Les décisions de refus de mise sous protection de l’ASE relèvent de l’autorité judiciaire et en aucun cas du Conseil départemental. Il s’agit d’une décision à laquelle nous sommes liés. Une fois la majorité de la personne reconnue, nous ne sommes plus compétents pour nous occuper de ces jeunes, le relais étant pris par les services de l’Etat. En revanche, c’est aux services départementaux qu’il incombe d’informer ces jeunes de la décision de justice. C’est sans doute là un facteur de confusion. La plupart des jeunes, mais également certains acteurs associatifs, attribuent sur cette base la responsabilité de la décision de non-reconnaissance de minorité au Département. Dans l’immense majorité des cas, et c’est bien compréhensible, ces jeunes sont désemparés par la décision judiciaire écartant leur droit à protection en qualité de mineurs. On peut également comprendre leur refus de s’orienter vers le dispositif d’hébergement dédié aux majeurs et géré par l’Etat, par crainte d’être définitivement assimilés à des personnes majeures.
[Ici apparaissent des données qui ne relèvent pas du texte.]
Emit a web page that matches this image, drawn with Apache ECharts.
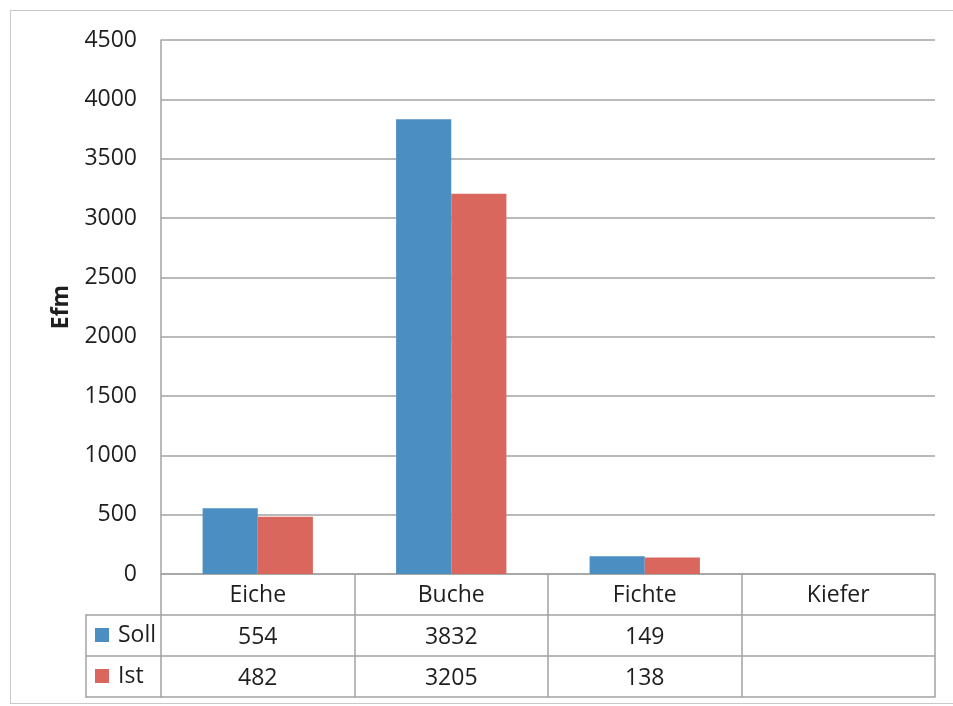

En 2016, année de forte progression de mineurs non accompagnés accueillis en raison des crispations internationales, le nombre de jeunes ayant fait l’objet d’une non-reconnaissance de minorité s’élève à 67 sur un total de 328. Depuis le début de l’année, sur 51 adolescents accueillis, seuls 5 d’entre eux ont fait l’objet d’un refus de mise sous protection au titre de l’ASE par le Procureur et non pas, je le précise, par le Tribunal Administratif.

Les jeunes ne sont donc pas expulsés de l’ASE (pour reprendre une expression que vous me permettrez de qualifier d’impropre), ils ne relèvent tout simplement plus de la compétence départementale. Cependant, force est de constater qu’à partir de ces refus et en l’absence de possibilités juridiques de poursuivre une prise en charge, le Département est bien limité pour organiser un relai visant à assurer une mise à l’abri du jeune afin de lui éviter de se retrouver à la rue. Le devenir de ces jeunes reconnus majeurs mais dont la minorité reste vraisemblable, le devenir des jeunes migrants ayant fait appel de la décision de refus de mise sous protection judiciaire sont un véritable sujet. Il ne faut pas que ces jeunes se retrouvent à la rue, démunis et sans papiers.
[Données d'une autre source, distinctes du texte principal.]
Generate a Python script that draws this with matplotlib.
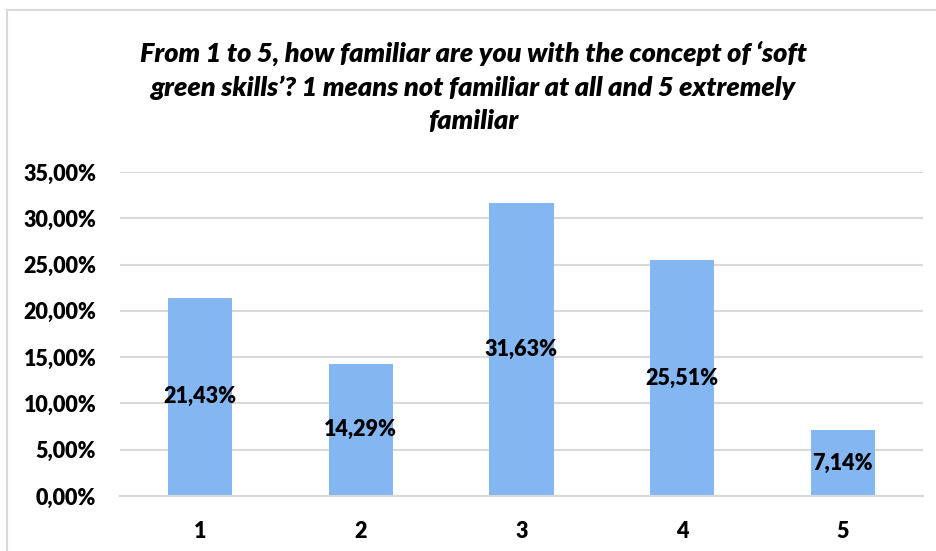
import numpy as np
import matplotlib.pyplot as plt
from matplotlib.lines import Line2D

# data
categories = ['1', '2', '3', '4', '5']
shares = [21.43, 14.29, 31.63, 25.51, 7.14]
yticks = [0, 5, 10, 15, 20, 25, 30, 35]

title = ("From 1 to 5, how familiar are you with the concept of \u2018soft\n"
         "green skills\u2019? 1 means not familiar at all and 5 extremely\n"
         "familiar")

plt.rcParams['font.family'] = ['Lato', 'DejaVu Sans']
W = 'heavy'

fig = plt.figure(figsize=(9.37, 5.51), dpi=100)
ax = fig.add_axes([0.128, 0.0998, 0.857, 0.588])

x = np.arange(len(categories))
bars = ax.bar(x, shares, width=0.4, color='#84B6F2', zorder=2)

# labels in the middle of each bar
for xi, v in zip(x, shares):
    ax.text(xi, v / 2, f'{v:.2f}%'.replace('.', ','), ha='center', va='center',
            fontsize=15.5, fontweight=W, color='black', zorder=3)

ax.set_xlim(-0.5, len(categories) - 0.5)
ax.set_ylim(0, 35)
ax.set_yticks(yticks)
ax.set_yticklabels([f'{t:.2f}%'.replace('.', ',') for t in yticks])
ax.set_xticks(x)
ax.set_xticklabels(categories)
ax.tick_params(axis='y', length=0, pad=17, labelsize=15.5)
ax.tick_params(axis='x', length=0, pad=18, labelsize=15.5)
for lab in ax.get_xticklabels() + ax.get_yticklabels():
    lab.set_fontweight(W)

ax.grid(axis='y', color='#d9d9d9', linewidth=1.5, zorder=0)
for s in ['top', 'right', 'left']:
    ax.spines[s].set_visible(False)
ax.spines['bottom'].set_color('#d9d9d9')
ax.spines['bottom'].set_linewidth(1.5)

fig.text(0.505, 0.842, title, ha='center', va='center', fontsize=19.5,
         fontweight=W, fontstyle='italic', linespacing=1.45)

# chart border (left and top edges visible)
fig.add_artist(Line2D([7 / 937, 7 / 937], [0, 1 - 10 / 551], color='#d9d9d9', linewidth=1.5))
fig.add_artist(Line2D([7 / 937, 1], [1 - 10 / 551, 1 - 10 / 551], color='#d9d9d9', linewidth=1.5))

fig.savefig('out.png', dpi=100)
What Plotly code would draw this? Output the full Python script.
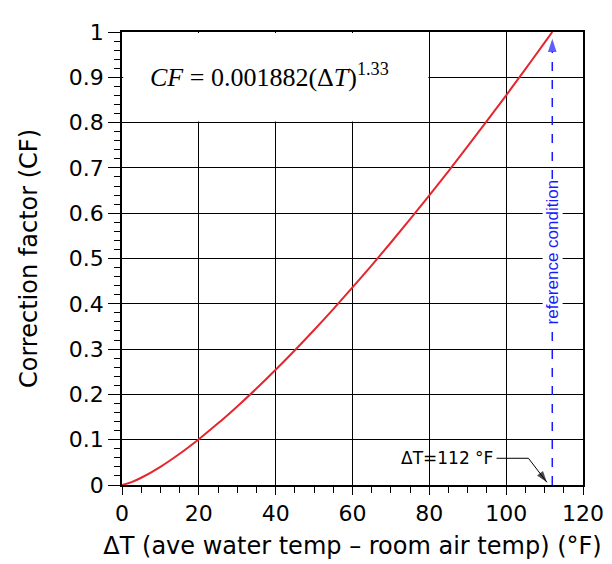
import plotly.graph_objects as go

# Data (CF vs ΔT)
delta_t = [0, 2.5, 5, 10, 15, 20, 25, 30, 35, 40, 45, 50, 55, 60, 65, 70, 75, 80, 85, 90, 95, 100, 105, 110, 112]
cf = [0.0, 0.0064, 0.016, 0.0402, 0.069, 0.1012, 0.1361, 0.1735, 0.2129, 0.2543, 0.2975, 0.3422,
      0.3884, 0.4361, 0.485, 0.5353, 0.5868, 0.6394, 0.6931, 0.7479, 0.8036, 0.8603, 0.918, 0.9766, 1.0]
ref_x = [112, 112]
ref_y = [0, 0.985]
leader_x = [97.5, 105.8, 110.6]
leader_y = [0.059, 0.059, 0.006]
x_ticks = [0, 20, 40, 60, 80, 100, 120]
y_ticks = [0, 0.1, 0.2, 0.3, 0.4, 0.5, 0.6, 0.7, 0.8, 0.9, 1.0]
y_tick_text = ["0", "0.1", "0.2", "0.3", "0.4", "0.5", "0.6", "0.7", "0.8", "0.9", "1"]

FONT = "DejaVu Sans"
BLUE = "#1a1aff"

fig = go.Figure()
fig.add_trace(go.Scatter(x=delta_t, y=cf, mode="lines", line=dict(color="#e5262d", width=2, shape="spline"),
                         hoverinfo="skip", showlegend=False))
fig.add_trace(go.Scatter(x=ref_x, y=ref_y, mode="lines+markers", line=dict(color=BLUE, width=1.5, dash="dash"),
                         marker=dict(symbol=["circle", "arrow"], size=[0, 14], angleref="previous", color=BLUE,
                                     line=dict(width=0)),
                         hoverinfo="skip", showlegend=False))
fig.add_trace(go.Scatter(x=leader_x, y=leader_y, mode="lines+markers", line=dict(color="black", width=1),
                         marker=dict(symbol=["circle", "circle", "arrow"], size=[0, 0, 12], angleref="previous",
                                     color="black", line=dict(width=0)),
                         hoverinfo="skip", showlegend=False))

# white box behind the formula (covers gridlines)
fig.add_shape(type="rect", xref="x", yref="y", x0=0.3, x1=79.75, y0=0.8025, y1=0.998,
              fillcolor="white", line=dict(width=0), layer="between")

fig.add_annotation(x=112, y=0.514, xref="x", yref="y", text="reference condition", showarrow=False,
                   textangle=-90, bgcolor="white", borderpad=0,
                   font=dict(family="Liberation Sans", size=17, color=BLUE))

fig.add_annotation(x=38.5, y=0.905, xref="x", yref="y", showarrow=False,
                   text="<i>CF</i> = 0.001882(Δ<i>T</i>)<sup>1.33</sup>",
                   font=dict(family="Liberation Serif", size=26, color="black"))

fig.add_annotation(x=84.6, y=0.059, xref="x", yref="y", showarrow=False, text="ΔT=112 °F",
                   font=dict(family=FONT, size=17, color="black"))

fig.update_xaxes(range=[0, 120], tickvals=x_ticks, showgrid=True, gridcolor="black", gridwidth=1,
                 showline=True, linecolor="black", linewidth=1.5, mirror=True,
                 ticks="outside", ticklen=8, tickcolor="black", tickwidth=1,
                 minor=dict(dtick=5, ticks="outside", ticklen=6, tickcolor="black", showgrid=False),
                 zeroline=False, tickfont=dict(family=FONT, size=22, color="black"),
                 title=dict(text="ΔT (ave water temp – room air temp) (°F)",
                            font=dict(family=FONT, size=24, color="black"), standoff=12))
fig.update_yaxes(range=[0, 1], tickvals=y_ticks, ticktext=y_tick_text, showgrid=True, gridcolor="black", gridwidth=1,
                 showline=True, linecolor="black", linewidth=1.5, mirror=True,
                 ticks="outside", ticklen=12, tickcolor="black", tickwidth=1,
                 minor=dict(dtick=0.02, ticks="outside", ticklen=6, tickcolor="black", showgrid=False),
                 zeroline=False, tickfont=dict(family=FONT, size=22, color="black"),
                 title=dict(text="Correction factor (CF)", font=dict(family=FONT, size=24, color="black"), standoff=24))

fig.update_layout(width=612, height=564, plot_bgcolor="white", paper_bgcolor="white",
                  margin=dict(l=114, r=37, t=16, b=87), showlegend=False)

fig.write_html("out.html")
A l’issue de notre rencontre avec RESF, nous avons retenu un certain nombre d’orientations qui confortent ce que nous faisions auparavant, je tiens à le préciser. Nous avons décidé de rendre réguliers nos échanges avec ces acteurs, à raison d’une fois par trimestre, afin de croiser nos analyses en évoquant des situations concrètes et complexes. Afin de mesurer les charges supportées par l’association « Un toit pour les migrants », des éléments financiers ont été demandés à cette association pour lui permettre de prendre en charge un jeune en attente d’une décision en appel. Ce délai est de l’ordre de 1 à 2 mois. Le montant de l’aide, si elle est possible, sera déterminé après discussion avec l’Etat qui pourrait cofinancer cette action. Nous avons pris contact avec la DDCS pour la prise en charge de l’hébergement dès lors qu’il ne peut être maintenu dans le dispositif ASE. C’est un aspect qui correspond parfaitement au cas de la jeune femme que vous évoquiez dans votre question.

La réponse à cette question d’actualité est assez longue, je vous prie de m’en excuser, mais la politique d’accueil des jeunes migrants s’inscrit dans un contexte humain, souvent tragique et juridiquement complexe. De la méconnaissance des procédures, des contraintes et des champs de compétences peuvent naitre des malentendus et des incompréhensions.

Je ne saurais conclure sans saluer les équipes de l’ASE et notamment le service MNA jeunes majeurs, auquel il convient de rendre hommage pour leur dévouement et leur professionnalisme. Je vous remercie d’avoir posé cette question, la réponse me permet de clarifier un certain nombre des positions du Conseil départemental et vous permet de mieux comprendre les parcours et les mesures que nous mettons en place. Je vous remercie.